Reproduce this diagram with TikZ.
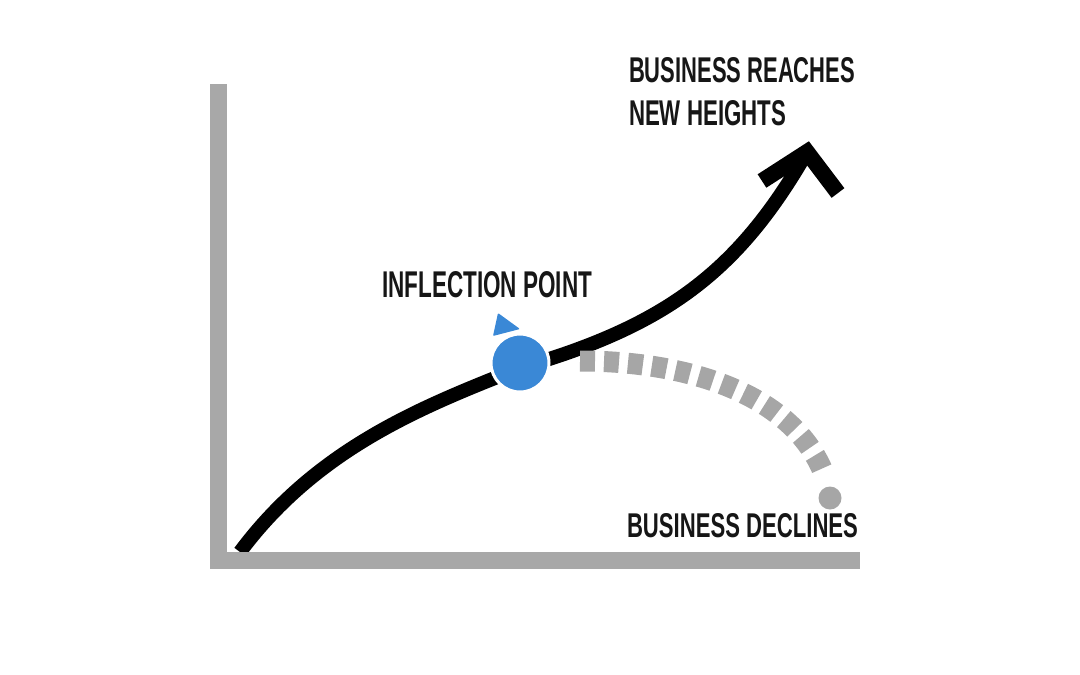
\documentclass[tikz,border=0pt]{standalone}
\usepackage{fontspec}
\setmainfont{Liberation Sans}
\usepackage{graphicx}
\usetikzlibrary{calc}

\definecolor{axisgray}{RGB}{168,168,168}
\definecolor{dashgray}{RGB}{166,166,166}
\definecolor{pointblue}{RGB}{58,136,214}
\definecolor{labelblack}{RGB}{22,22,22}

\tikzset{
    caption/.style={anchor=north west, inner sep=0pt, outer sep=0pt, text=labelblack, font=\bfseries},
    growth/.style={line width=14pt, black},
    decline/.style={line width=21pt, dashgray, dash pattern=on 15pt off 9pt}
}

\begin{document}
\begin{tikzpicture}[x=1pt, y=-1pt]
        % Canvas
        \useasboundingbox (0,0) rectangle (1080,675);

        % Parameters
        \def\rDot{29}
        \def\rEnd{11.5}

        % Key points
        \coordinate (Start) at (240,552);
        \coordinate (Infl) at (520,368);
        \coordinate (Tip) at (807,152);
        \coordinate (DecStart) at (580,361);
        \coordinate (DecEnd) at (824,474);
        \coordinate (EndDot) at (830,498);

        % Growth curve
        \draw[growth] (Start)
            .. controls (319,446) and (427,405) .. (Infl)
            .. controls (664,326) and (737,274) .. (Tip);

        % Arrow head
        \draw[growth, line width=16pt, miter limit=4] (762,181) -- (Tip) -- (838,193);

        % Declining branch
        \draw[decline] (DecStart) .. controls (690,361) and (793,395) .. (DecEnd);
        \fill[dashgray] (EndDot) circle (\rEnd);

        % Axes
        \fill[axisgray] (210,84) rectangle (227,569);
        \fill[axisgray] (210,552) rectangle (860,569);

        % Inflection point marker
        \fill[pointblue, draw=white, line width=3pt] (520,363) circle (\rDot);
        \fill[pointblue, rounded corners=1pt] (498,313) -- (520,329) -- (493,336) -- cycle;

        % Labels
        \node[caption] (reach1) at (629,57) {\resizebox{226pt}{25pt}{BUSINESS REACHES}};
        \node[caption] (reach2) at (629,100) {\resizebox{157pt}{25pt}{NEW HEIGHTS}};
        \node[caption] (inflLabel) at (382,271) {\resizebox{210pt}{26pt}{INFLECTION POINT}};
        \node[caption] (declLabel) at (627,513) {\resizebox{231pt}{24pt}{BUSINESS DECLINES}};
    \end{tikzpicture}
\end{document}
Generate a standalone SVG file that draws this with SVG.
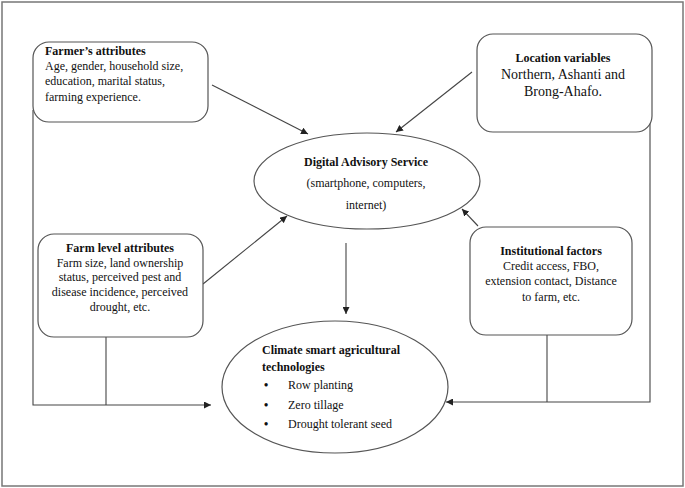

━━━━━━━━━━━━━━━━

▸ TASK PROMPT
List every line above that holds the word "with".

▸ THE SOLUTION
Reproduce this diagram with TikZ.
Generate a standalone SVG file that draws this with SVG.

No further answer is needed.